Faktor-faktor yang mempengaruhi pelaksanaan otonomi daerah adalah sumber daya manusia dan alam, ketersediaan dana, sarana dan prasarana yang tersedia, manajemen/penelolaan, pengawasan dan pembinaan. Dampak posotif otonomi daerah adalah memunculkan kesempatan identitas lokal yang ada di masyarakat. Dampak negative dari otonomi daerah munculnya kesempatan oknum di tingkat daerah untuk melakukan berbagai pelanggaran.
B.     Saran
Dari beberapa penjelasan di atas tentang penulisan Otonomi Daerah dan Implementasinya  pasti tidak terlepas dari kesalahan penulisan dan rangkaian kalimat dan penyusunan. penulis Makalah ini menyadari bahwa makalah ini masih jauh dari kesempurnaan seperti yang diharapkan oleh para pembaca dan khususnya pembimbing. Oleh karena itu, kami mengharap kepada para pembaca (mahasiswa) dan dosen pembimbing mata kuliah ini dapat memberikan kritik dan saran yang sifatnya membangun.
Daftar Pustaka
Azra, Azyumardi, Demokrasi dan Hak Asasi Manusia Masyarakat Madani,
       ICCE UIN, Jakarta. 2003.
Gunadi, Iwan, Kewarganegaraan, PT Pabelan, Jakarta. 2004.

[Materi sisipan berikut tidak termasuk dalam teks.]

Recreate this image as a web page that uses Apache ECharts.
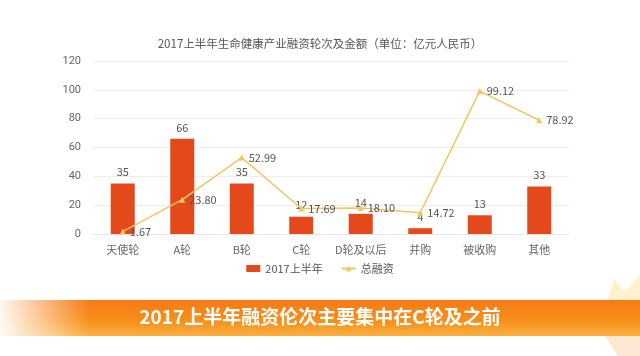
<!DOCTYPE html>
<html><head><meta charset="utf-8">
<script src="https://cdn.jsdelivr.net/npm/echarts@6/dist/echarts.min.js"></script>
<style>html,body{margin:0;padding:0;background:#fff;}#c{width:640px;height:356px;}</style>
</head><body><div id="c"></div>
<script>
const categories = ['天使轮','A轮','B轮','C轮','D轮及以后','并购','被收购','其他'];
const countValues = [35,66,35,12,14,4,13,33];
const totalValues = [1.67,23.80,52.99,17.69,18.10,14.72,99.12,78.92];
const yTicks = [0,20,40,60,80,100,120];
const seriesNames = ['2017上半年','总融资'];
const chartTitle = '2017上半年生命健康产业融资轮次及金额（单位：亿元人民币）';
const bannerText = '2017上半年融资伦次主要集中在C轮及之前';

const font = '"Noto Sans CJK SC","Microsoft YaHei",sans-serif';
const chart = echarts.init(document.getElementById('c'));
chart.setOption({
  backgroundColor:'#fff',
  animation:false,
  textStyle:{fontFamily:font},
  title:{text:chartTitle,left:'center',top:33,textStyle:{fontSize:11.5,fontWeight:'normal',color:'#555',fontFamily:font}},
  legend:{bottom:77,left:'center',itemWidth:14,itemHeight:7,itemGap:18,
    textStyle:{fontSize:11,color:'#555',fontFamily:font},
    data:[{name:seriesNames[0],icon:'rect'},{name:seriesNames[1]}]},
  grid:{left:93,right:71,top:61,bottom:122,containLabel:false},
  xAxis:{type:'category',data:categories,
    axisLine:{lineStyle:{color:'#e6e6e6'}},axisTick:{show:false},
    axisLabel:{color:'#666',fontSize:11,margin:10,interval:0,fontFamily:font}},
  yAxis:{type:'value',min:yTicks[0],max:yTicks[yTicks.length-1],interval:20,
    axisLine:{show:false},axisTick:{show:false},
    axisLabel:{color:'#666',fontSize:11,margin:12,fontFamily:'Roboto,sans-serif'},
    splitLine:{lineStyle:{color:'#eeeeee'}}},
  series:[
    {name:seriesNames[0],type:'bar',data:countValues,barWidth:24,
      itemStyle:{color:'#E4491C'},
      label:{show:true,position:'top',color:'#555',fontSize:11,distance:6}},
    {name:seriesNames[1],type:'line',data:totalValues,
      symbol:'triangle',symbolSize:6,
      lineStyle:{color:'#F3C55B',width:1.5},itemStyle:{color:'#F3C55B'},
      label:{show:true,position:'right',color:'#555',fontSize:11,distance:4,
        formatter:p=>p.value.toFixed(2)}}
  ],
  graphic:[
    {type:'polygon',silent:true,z:-1,shape:{points:[[608,300],[614,278],[625,292],[640,274],[640,300]]},
      style:{fill:'rgba(250,215,120,0.35)'}},
    {type:'polygon',silent:true,z:-1,shape:{points:[[605,336],[640,336],[640,356],[618,356]]},
      style:{fill:'rgba(248,190,130,0.35)'}},
    {type:'rect',silent:true,shape:{x:0,y:300,width:640,height:36},
      style:{fill:new echarts.graphic.LinearGradient(0,0,0,1,[
        {offset:0,color:'#F57A14'},{offset:0.6,color:'#F7901C'},{offset:1,color:'#F9B040'}])}},
    {type:'rect',silent:true,shape:{x:0,y:300,width:90,height:36},
      style:{fill:new echarts.graphic.LinearGradient(0,0,1,0,[
        {offset:0,color:'rgba(255,255,255,0.95)'},{offset:1,color:'rgba(255,255,255,0)'}])}},
    {type:'text',silent:true,left:'center',top:307,
      style:{text:bannerText,fill:'#fff',font:'bold 19px '+font}}
  ]
});
</script></body></html>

Hidayat, Komaruddin, Pendidikan Kewarganegaraan, Kencana, Jakarta. 2008.












Pertanyaan:
Arief Normansyah :
·         Otonomi daerah, apakah masyarakat boleh protes?
·         Kenapa pelaksanaan otonomi daerah yang luas dan utuh diletakkan pada daerah kabupaten dan kota sedangkan otonomi daerah provinsi merupakan otonomi yang terbatas, kenapa seperti itu? (hal. 4 no 3).
Aidi Royansyah:
·         Sejak kapan adanya otonomi daerah dan seperti apa sejarahnya, jelaskan!
Adi :
·         Apakah ada Negara lain yang tidak melakukan otonomi daerah!
Junainah :
·         Apakah ada dari pemerintah pusat yang mengawasi jalannya otonomi daerah.
Siti Zaleha :
·         Apa maksud dari pelaksanaan otonomi daerah didasarkan pada otonomi luas, nyata dan bertanggung jawab, jelaskan! (Hal 6 point b).



[1] Iwan Gunadi, Kewarganegaran, (Jakarta: PT PABELAN, 2005), hal 2.
[2] Prof. Dr. Komaruddin Hidayat, Pendidikan Kewarganagaraan, (Jakarta: Kencana, 2008), cet 3, hal 143-144.
[3] Ibid., Dr. Komaruddin Hidayat, Pendidikan Kewarganegaraan, hal 146-147.
[4] Prof. Dr. Azyumardi Azra, Demokrasi dan Hak Asasi Manusia Masyarakat Madani, (Jakarta: ICCE UIN Jakarta, 2003) hal167-168.
[5]Ibid.,Prof. Dr. Azyumardi Azra, Demokrasi dan Hak Asasi Manusia Masyarakat Madani hal 153.
[6] Op.cit.,Iwan Gunadi, Kewarganegaran, hal 19-20.
[7]Ibid., Iwan Gunadi, Kewarganegaran, hal 20-21.
[8]Ibid.,Iwan Gunadi, Kewarganegaran, hal 21.